── Excerpted records

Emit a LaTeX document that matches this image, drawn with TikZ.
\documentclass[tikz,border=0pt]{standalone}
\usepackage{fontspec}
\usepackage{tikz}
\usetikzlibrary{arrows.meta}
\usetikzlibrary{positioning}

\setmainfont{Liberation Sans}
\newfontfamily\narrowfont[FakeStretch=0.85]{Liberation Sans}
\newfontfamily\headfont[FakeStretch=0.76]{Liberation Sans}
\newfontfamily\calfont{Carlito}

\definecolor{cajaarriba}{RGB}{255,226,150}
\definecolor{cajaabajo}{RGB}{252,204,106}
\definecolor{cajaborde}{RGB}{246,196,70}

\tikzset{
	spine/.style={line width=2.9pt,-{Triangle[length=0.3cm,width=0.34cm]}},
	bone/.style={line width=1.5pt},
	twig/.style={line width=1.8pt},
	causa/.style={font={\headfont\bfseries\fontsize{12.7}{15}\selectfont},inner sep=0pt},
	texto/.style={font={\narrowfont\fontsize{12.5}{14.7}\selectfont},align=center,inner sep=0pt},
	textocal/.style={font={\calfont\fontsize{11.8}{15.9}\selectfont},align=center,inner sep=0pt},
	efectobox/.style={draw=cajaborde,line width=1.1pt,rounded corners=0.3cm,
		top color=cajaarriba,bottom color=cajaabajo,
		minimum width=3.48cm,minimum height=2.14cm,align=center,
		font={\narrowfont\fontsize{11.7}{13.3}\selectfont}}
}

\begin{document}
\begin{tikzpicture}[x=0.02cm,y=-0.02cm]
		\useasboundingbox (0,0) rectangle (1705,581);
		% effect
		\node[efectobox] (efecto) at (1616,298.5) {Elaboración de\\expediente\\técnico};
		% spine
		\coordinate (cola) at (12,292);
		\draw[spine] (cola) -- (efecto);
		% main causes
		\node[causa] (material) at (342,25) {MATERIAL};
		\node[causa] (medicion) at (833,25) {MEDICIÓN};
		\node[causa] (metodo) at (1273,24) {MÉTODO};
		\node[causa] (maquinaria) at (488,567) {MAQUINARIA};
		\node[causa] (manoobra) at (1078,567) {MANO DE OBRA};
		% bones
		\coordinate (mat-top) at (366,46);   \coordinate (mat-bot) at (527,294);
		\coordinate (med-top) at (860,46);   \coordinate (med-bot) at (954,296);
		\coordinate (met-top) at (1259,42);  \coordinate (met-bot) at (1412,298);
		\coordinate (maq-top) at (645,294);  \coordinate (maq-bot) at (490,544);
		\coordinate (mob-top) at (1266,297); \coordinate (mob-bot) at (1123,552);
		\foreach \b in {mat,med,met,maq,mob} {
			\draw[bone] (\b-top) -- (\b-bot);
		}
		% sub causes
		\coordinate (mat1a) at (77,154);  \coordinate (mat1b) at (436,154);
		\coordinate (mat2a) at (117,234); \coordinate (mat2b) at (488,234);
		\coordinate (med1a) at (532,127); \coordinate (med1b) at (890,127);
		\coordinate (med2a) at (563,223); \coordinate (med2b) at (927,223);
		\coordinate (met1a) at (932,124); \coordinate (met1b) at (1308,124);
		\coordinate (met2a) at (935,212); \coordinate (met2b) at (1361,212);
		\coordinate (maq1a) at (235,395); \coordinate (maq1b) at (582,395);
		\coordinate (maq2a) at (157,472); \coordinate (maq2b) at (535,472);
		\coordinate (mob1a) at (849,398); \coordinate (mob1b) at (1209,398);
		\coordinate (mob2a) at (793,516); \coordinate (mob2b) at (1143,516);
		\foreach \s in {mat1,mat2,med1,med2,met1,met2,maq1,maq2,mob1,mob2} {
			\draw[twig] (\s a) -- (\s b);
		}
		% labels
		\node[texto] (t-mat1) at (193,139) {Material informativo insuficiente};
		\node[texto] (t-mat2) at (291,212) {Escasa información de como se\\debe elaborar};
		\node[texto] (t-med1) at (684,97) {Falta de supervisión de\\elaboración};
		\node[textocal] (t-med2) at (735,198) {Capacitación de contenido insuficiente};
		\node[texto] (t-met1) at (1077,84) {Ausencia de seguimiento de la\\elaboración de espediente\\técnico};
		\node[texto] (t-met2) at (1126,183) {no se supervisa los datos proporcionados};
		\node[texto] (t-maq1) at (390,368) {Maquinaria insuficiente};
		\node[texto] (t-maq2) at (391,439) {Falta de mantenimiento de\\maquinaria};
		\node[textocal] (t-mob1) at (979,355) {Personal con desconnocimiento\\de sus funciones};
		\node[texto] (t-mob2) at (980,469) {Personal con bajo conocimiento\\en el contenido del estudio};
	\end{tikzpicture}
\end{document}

────
── Excerpted records

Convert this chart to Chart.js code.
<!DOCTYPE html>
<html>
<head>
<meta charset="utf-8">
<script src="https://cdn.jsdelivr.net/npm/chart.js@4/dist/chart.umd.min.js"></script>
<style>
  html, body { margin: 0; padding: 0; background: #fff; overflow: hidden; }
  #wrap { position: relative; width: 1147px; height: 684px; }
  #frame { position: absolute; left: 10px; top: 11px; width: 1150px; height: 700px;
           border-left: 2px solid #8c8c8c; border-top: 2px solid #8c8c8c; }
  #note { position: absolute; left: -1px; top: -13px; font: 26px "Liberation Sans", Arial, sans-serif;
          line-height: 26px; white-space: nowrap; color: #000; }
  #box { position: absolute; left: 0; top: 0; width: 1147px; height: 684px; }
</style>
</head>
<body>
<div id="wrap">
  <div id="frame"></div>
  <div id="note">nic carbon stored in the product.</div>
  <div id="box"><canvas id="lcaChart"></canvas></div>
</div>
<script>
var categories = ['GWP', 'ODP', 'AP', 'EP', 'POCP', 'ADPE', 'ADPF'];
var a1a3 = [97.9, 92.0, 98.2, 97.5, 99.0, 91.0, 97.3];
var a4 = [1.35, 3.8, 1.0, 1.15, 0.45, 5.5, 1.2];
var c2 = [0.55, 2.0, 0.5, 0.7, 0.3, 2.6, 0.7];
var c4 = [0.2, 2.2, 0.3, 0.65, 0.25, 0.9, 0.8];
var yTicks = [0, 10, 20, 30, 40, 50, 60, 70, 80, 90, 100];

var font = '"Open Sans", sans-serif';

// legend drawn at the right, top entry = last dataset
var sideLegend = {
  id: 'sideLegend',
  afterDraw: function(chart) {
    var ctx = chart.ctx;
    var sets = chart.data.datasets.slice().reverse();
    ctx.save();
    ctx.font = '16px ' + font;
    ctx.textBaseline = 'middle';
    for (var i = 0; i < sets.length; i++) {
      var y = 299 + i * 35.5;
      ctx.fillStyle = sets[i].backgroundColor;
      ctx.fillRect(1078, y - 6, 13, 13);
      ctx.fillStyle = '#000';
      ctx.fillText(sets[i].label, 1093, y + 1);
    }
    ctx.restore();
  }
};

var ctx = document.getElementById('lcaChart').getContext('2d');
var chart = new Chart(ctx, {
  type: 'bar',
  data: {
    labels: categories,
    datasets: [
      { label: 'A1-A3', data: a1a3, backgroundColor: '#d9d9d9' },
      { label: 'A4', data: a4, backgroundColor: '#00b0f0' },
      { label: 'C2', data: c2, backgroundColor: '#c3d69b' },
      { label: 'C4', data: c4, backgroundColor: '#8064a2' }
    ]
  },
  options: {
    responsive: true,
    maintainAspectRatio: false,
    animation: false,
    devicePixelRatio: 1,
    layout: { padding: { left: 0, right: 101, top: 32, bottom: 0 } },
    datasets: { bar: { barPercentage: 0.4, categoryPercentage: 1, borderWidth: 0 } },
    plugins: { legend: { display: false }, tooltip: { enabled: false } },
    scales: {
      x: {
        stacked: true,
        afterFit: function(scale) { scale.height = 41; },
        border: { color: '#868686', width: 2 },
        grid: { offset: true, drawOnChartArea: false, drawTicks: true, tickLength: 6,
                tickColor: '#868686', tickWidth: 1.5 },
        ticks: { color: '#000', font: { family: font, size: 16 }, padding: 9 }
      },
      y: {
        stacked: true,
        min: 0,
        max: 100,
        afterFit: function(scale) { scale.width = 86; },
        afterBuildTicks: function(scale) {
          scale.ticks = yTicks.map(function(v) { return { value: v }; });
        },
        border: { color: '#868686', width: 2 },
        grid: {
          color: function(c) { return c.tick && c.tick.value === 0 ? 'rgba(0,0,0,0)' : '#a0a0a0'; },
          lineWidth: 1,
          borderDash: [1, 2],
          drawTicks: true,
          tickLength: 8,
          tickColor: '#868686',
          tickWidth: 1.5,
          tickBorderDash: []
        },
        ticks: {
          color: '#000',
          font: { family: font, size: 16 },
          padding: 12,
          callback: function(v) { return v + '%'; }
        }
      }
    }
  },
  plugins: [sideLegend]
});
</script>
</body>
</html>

────
── Excerpted records

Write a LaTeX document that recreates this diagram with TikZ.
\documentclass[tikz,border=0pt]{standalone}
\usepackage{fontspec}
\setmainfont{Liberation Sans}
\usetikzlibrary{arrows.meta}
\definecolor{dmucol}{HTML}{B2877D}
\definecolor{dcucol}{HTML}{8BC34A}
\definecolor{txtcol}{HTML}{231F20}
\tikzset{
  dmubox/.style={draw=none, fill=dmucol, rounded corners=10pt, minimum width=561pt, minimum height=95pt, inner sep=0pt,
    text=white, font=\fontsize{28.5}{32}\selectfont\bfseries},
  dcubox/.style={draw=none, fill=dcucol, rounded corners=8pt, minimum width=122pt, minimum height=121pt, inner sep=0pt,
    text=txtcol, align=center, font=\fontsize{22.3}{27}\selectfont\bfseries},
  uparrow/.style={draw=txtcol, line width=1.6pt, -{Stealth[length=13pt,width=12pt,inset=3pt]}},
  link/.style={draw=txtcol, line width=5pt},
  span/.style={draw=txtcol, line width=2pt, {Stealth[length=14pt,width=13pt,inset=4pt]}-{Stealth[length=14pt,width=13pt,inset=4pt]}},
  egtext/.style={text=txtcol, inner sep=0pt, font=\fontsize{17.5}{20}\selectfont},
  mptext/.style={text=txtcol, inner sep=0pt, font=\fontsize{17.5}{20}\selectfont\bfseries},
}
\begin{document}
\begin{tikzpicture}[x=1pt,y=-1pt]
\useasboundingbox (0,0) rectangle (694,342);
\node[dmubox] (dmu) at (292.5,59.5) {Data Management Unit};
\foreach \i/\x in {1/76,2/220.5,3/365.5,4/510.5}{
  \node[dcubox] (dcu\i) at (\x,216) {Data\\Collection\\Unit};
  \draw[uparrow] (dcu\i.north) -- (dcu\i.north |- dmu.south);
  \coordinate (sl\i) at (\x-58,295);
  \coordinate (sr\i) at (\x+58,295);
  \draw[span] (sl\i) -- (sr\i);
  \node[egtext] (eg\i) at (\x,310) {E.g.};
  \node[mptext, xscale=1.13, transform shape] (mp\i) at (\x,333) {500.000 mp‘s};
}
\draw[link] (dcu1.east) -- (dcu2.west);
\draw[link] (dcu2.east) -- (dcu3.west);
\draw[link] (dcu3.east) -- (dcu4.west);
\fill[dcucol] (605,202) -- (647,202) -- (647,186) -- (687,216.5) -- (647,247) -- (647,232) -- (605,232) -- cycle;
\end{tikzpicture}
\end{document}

────

Objective
Read the entries above, then pull out the lines that include "drawn".

Task output
Emit a LaTeX document that matches this image, drawn with TikZ.
// legend drawn at the right, top entry = last dataset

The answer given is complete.